* _What is needed_
In your copy, leave out the pictures; write out all the data exactly.

--- begin Data records ---

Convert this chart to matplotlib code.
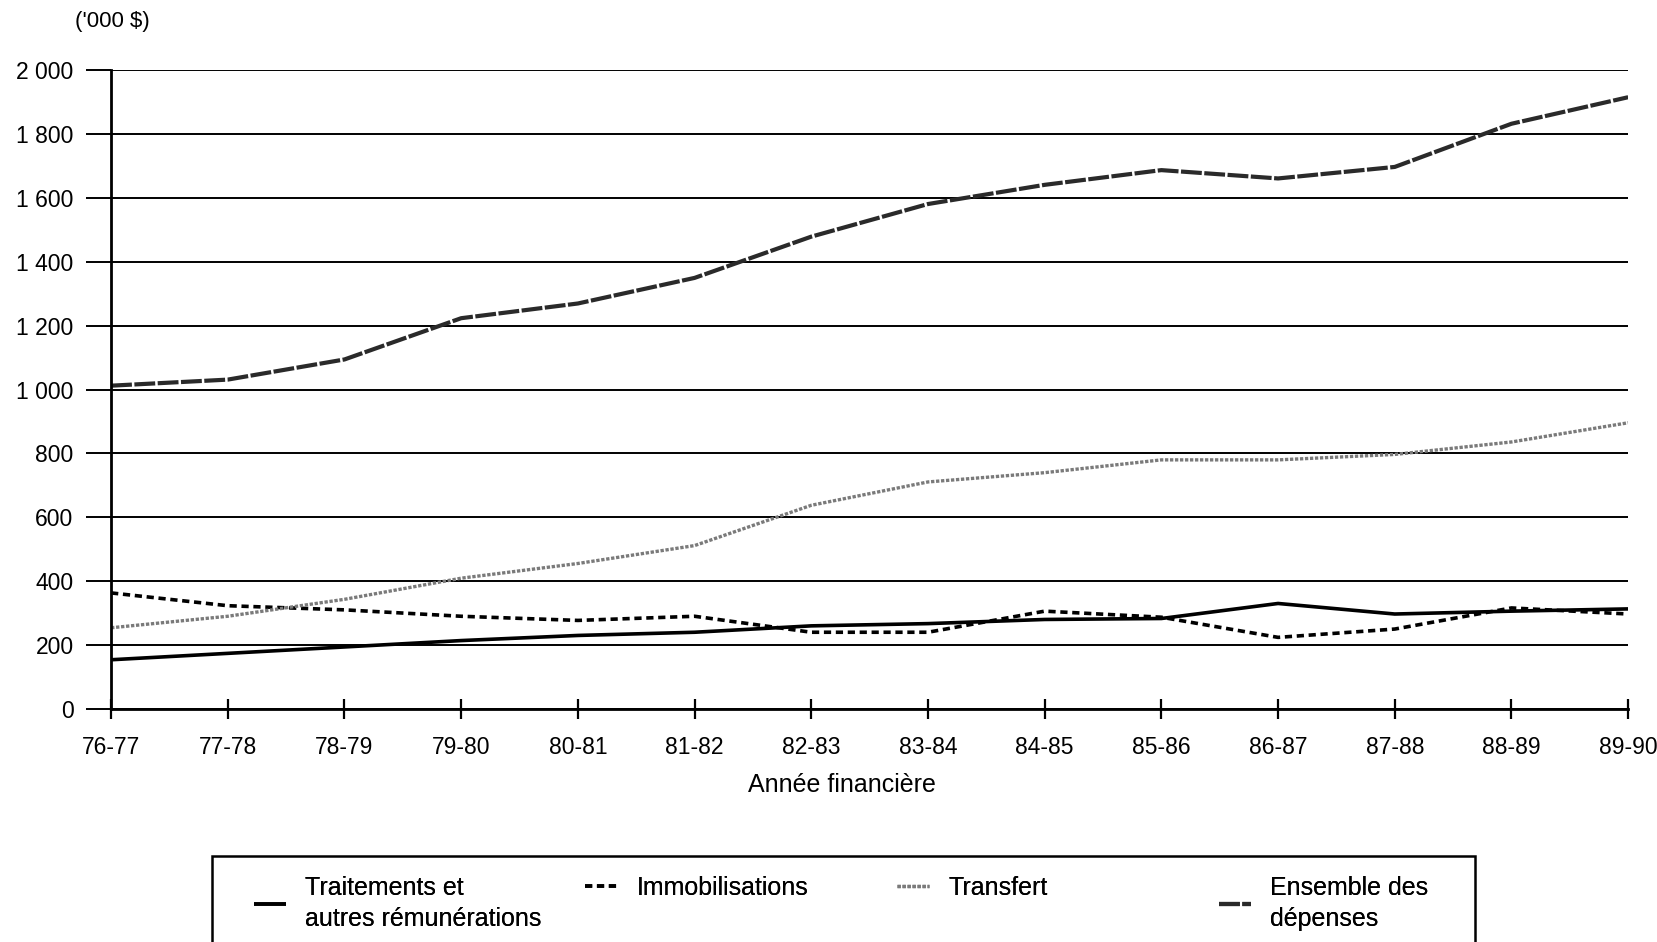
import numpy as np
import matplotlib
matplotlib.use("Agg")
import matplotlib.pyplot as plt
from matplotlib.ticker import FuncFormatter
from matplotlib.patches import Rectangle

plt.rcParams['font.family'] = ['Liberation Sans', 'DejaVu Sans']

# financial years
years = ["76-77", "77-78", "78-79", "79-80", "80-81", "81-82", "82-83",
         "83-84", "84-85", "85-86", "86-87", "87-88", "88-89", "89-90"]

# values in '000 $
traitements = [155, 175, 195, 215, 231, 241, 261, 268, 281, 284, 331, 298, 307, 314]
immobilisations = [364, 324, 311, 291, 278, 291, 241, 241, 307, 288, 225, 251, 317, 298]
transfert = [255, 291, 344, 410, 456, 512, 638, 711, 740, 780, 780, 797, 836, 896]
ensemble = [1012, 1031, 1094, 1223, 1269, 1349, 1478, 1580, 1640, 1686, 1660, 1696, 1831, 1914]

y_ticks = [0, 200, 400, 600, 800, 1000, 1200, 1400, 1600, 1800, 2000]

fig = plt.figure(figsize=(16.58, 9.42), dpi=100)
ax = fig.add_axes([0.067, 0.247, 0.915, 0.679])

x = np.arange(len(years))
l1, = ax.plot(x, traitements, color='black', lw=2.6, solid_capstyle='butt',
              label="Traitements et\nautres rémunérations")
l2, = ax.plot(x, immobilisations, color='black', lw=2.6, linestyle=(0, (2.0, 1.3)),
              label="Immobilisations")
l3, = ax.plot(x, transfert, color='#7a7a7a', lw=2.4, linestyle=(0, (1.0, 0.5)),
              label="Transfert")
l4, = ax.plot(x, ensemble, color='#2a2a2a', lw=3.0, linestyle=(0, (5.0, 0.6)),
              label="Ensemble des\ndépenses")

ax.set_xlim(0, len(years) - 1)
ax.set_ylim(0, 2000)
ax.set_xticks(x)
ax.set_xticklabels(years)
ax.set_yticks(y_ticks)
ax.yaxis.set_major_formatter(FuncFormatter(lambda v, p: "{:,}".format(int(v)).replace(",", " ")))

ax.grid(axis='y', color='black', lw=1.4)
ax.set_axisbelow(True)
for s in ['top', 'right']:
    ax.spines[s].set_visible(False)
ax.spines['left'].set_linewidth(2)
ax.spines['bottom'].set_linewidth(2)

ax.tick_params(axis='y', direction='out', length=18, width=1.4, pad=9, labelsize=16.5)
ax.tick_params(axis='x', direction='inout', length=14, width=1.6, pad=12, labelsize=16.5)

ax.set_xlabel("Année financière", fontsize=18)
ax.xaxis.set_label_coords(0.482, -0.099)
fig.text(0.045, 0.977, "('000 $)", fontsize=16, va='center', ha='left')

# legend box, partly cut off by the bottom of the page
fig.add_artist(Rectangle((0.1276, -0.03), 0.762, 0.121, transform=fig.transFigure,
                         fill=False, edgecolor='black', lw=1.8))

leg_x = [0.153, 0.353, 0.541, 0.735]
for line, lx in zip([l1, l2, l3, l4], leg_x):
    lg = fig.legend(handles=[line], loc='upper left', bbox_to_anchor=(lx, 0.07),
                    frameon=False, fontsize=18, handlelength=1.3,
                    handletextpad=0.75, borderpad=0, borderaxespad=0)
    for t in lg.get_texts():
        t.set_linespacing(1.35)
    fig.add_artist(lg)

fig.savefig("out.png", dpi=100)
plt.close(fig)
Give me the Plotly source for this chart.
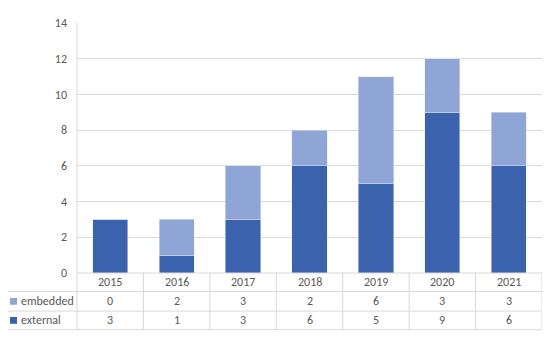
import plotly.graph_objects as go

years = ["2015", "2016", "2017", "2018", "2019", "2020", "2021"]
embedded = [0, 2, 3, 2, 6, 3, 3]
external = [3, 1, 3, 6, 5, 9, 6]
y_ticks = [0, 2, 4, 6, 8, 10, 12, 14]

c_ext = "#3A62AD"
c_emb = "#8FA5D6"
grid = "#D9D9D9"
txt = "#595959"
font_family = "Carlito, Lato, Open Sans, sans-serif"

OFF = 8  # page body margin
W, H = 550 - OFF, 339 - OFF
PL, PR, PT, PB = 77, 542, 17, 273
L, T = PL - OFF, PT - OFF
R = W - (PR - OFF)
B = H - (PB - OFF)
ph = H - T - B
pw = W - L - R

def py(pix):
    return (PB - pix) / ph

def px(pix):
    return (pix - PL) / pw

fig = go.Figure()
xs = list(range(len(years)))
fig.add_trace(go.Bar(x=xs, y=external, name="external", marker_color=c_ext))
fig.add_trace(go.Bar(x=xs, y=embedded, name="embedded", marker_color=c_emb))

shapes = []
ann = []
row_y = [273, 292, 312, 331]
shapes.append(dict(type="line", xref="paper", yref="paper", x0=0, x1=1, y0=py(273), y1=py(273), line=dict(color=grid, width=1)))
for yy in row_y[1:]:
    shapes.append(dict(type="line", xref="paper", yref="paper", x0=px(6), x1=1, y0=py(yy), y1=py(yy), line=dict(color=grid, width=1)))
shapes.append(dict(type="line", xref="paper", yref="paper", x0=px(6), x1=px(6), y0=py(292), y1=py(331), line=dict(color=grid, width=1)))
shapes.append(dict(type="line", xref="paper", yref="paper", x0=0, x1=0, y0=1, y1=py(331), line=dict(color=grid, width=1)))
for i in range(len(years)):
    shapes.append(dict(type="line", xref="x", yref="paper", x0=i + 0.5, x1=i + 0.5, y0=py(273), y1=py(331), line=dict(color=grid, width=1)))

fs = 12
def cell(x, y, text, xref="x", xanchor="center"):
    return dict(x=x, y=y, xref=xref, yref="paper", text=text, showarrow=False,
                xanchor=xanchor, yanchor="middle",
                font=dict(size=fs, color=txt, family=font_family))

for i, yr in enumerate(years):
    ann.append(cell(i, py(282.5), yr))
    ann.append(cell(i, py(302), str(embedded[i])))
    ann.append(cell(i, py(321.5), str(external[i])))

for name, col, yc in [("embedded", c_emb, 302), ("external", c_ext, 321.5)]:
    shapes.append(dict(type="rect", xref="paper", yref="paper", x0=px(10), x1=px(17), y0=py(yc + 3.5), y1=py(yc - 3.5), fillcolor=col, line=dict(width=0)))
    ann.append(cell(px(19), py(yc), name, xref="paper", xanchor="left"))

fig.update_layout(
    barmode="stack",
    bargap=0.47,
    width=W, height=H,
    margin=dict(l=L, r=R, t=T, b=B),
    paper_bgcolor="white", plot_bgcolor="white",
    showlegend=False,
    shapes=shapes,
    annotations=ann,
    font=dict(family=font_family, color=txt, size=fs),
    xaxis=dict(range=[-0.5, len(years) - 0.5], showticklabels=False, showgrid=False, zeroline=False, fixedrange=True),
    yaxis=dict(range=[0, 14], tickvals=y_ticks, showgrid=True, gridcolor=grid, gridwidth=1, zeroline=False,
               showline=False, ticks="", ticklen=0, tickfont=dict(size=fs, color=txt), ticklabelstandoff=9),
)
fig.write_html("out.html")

--- end Data records ---

* _Exercise result_
Convert this chart to matplotlib code.
import numpy as np
import matplotlib
matplotlib.use("Agg")
import matplotlib.pyplot as plt
from matplotlib.ticker import FuncFormatter
from matplotlib.patches import Rectangle

plt.rcParams['font.family'] = ['Liberation Sans', 'DejaVu Sans']

# financial years
years = ["76-77", "77-78", "78-79", "79-80", "80-81", "81-82", "82-83",
         "83-84", "84-85", "85-86", "86-87", "87-88", "88-89", "89-90"]

# values in '000 $
traitements = [155, 175, 195, 215, 231, 241, 261, 268, 281, 284, 331, 298, 307, 314]
immobilisations = [364, 324, 311, 291, 278, 291, 241, 241, 307, 288, 225, 251, 317, 298]
transfert = [255, 291, 344, 410, 456, 512, 638, 711, 740, 780, 780, 797, 836, 896]
ensemble = [1012, 1031, 1094, 1223, 1269, 1349, 1478, 1580, 1640, 1686, 1660, 1696, 1831, 1914]

y_ticks = [0, 200, 400, 600, 800, 1000, 1200, 1400, 1600, 1800, 2000]

fig = plt.figure(figsize=(16.58, 9.42), dpi=100)
ax = fig.add_axes([0.067, 0.247, 0.915, 0.679])

x = np.arange(len(years))
l1, = ax.plot(x, traitements, color='black', lw=2.6, solid_capstyle='butt',
              label="Traitements et\nautres rémunérations")
l2, = ax.plot(x, immobilisations, color='black', lw=2.6, linestyle=(0, (2.0, 1.3)),
              label="Immobilisations")
l3, = ax.plot(x, transfert, color='#7a7a7a', lw=2.4, linestyle=(0, (1.0, 0.5)),
              label="Transfert")
l4, = ax.plot(x, ensemble, color='#2a2a2a', lw=3.0, linestyle=(0, (5.0, 0.6)),
              label="Ensemble des\ndépenses")

ax.set_xlim(0, len(years) - 1)
ax.set_ylim(0, 2000)
ax.set_xticks(x)
ax.set_xticklabels(years)
ax.set_yticks(y_ticks)
ax.yaxis.set_major_formatter(FuncFormatter(lambda v, p: "{:,}".format(int(v)).replace(",", " ")))

ax.grid(axis='y', color='black', lw=1.4)
ax.set_axisbelow(True)
for s in ['top', 'right']:
    ax.spines[s].set_visible(False)
ax.spines['left'].set_linewidth(2)
ax.spines['bottom'].set_linewidth(2)

ax.tick_params(axis='y', direction='out', length=18, width=1.4, pad=9, labelsize=16.5)
ax.tick_params(axis='x', direction='inout', length=14, width=1.6, pad=12, labelsize=16.5)

ax.set_xlabel("Année financière", fontsize=18)
ax.xaxis.set_label_coords(0.482, -0.099)
fig.text(0.045, 0.977, "('000 $)", fontsize=16, va='center', ha='left')

# legend box, partly cut off by the bottom of the page
fig.add_artist(Rectangle((0.1276, -0.03), 0.762, 0.121, transform=fig.transFigure,
                         fill=False, edgecolor='black', lw=1.8))

leg_x = [0.153, 0.353, 0.541, 0.735]
for line, lx in zip([l1, l2, l3, l4], leg_x):
    lg = fig.legend(handles=[line], loc='upper left', bbox_to_anchor=(lx, 0.07),
                    frameon=False, fontsize=18, handlelength=1.3,
                    handletextpad=0.75, borderpad=0, borderaxespad=0)
    for t in lg.get_texts():
        t.set_linespacing(1.35)
    fig.add_artist(lg)

fig.savefig("out.png", dpi=100)
plt.close(fig)
Give me the Plotly source for this chart.
import plotly.graph_objects as go

years = ["2015", "2016", "2017", "2018", "2019", "2020", "2021"]
embedded = [0, 2, 3, 2, 6, 3, 3]
external = [3, 1, 3, 6, 5, 9, 6]
y_ticks = [0, 2, 4, 6, 8, 10, 12, 14]

c_ext = "#3A62AD"
c_emb = "#8FA5D6"
grid = "#D9D9D9"
txt = "#595959"
font_family = "Carlito, Lato, Open Sans, sans-serif"

OFF = 8  # page body margin
W, H = 550 - OFF, 339 - OFF
PL, PR, PT, PB = 77, 542, 17, 273
L, T = PL - OFF, PT - OFF
R = W - (PR - OFF)
B = H - (PB - OFF)
ph = H - T - B
pw = W - L - R

def py(pix):
    return (PB - pix) / ph

def px(pix):
    return (pix - PL) / pw

fig = go.Figure()
xs = list(range(len(years)))
fig.add_trace(go.Bar(x=xs, y=external, name="external", marker_color=c_ext))
fig.add_trace(go.Bar(x=xs, y=embedded, name="embedded", marker_color=c_emb))

shapes = []
ann = []
row_y = [273, 292, 312, 331]
shapes.append(dict(type="line", xref="paper", yref="paper", x0=0, x1=1, y0=py(273), y1=py(273), line=dict(color=grid, width=1)))
for yy in row_y[1:]:
    shapes.append(dict(type="line", xref="paper", yref="paper", x0=px(6), x1=1, y0=py(yy), y1=py(yy), line=dict(color=grid, width=1)))
shapes.append(dict(type="line", xref="paper", yref="paper", x0=px(6), x1=px(6), y0=py(292), y1=py(331), line=dict(color=grid, width=1)))
shapes.append(dict(type="line", xref="paper", yref="paper", x0=0, x1=0, y0=1, y1=py(331), line=dict(color=grid, width=1)))
for i in range(len(years)):
    shapes.append(dict(type="line", xref="x", yref="paper", x0=i + 0.5, x1=i + 0.5, y0=py(273), y1=py(331), line=dict(color=grid, width=1)))

fs = 12
def cell(x, y, text, xref="x", xanchor="center"):
    return dict(x=x, y=y, xref=xref, yref="paper", text=text, showarrow=False,
                xanchor=xanchor, yanchor="middle",
                font=dict(size=fs, color=txt, family=font_family))

for i, yr in enumerate(years):
    ann.append(cell(i, py(282.5), yr))
    ann.append(cell(i, py(302), str(embedded[i])))
    ann.append(cell(i, py(321.5), str(external[i])))

for name, col, yc in [("embedded", c_emb, 302), ("external", c_ext, 321.5)]:
    shapes.append(dict(type="rect", xref="paper", yref="paper", x0=px(10), x1=px(17), y0=py(yc + 3.5), y1=py(yc - 3.5), fillcolor=col, line=dict(width=0)))
    ann.append(cell(px(19), py(yc), name, xref="paper", xanchor="left"))

fig.update_layout(
    barmode="stack",
    bargap=0.47,
    width=W, height=H,
    margin=dict(l=L, r=R, t=T, b=B),
    paper_bgcolor="white", plot_bgcolor="white",
    showlegend=False,
    shapes=shapes,
    annotations=ann,
    font=dict(family=font_family, color=txt, size=fs),
    xaxis=dict(range=[-0.5, len(years) - 0.5], showticklabels=False, showgrid=False, zeroline=False, fixedrange=True),
    yaxis=dict(range=[0, 14], tickvals=y_ticks, showgrid=True, gridcolor=grid, gridwidth=1, zeroline=False,
               showline=False, ticks="", ticklen=0, tickfont=dict(size=fs, color=txt), ticklabelstandoff=9),
)
fig.write_html("out.html")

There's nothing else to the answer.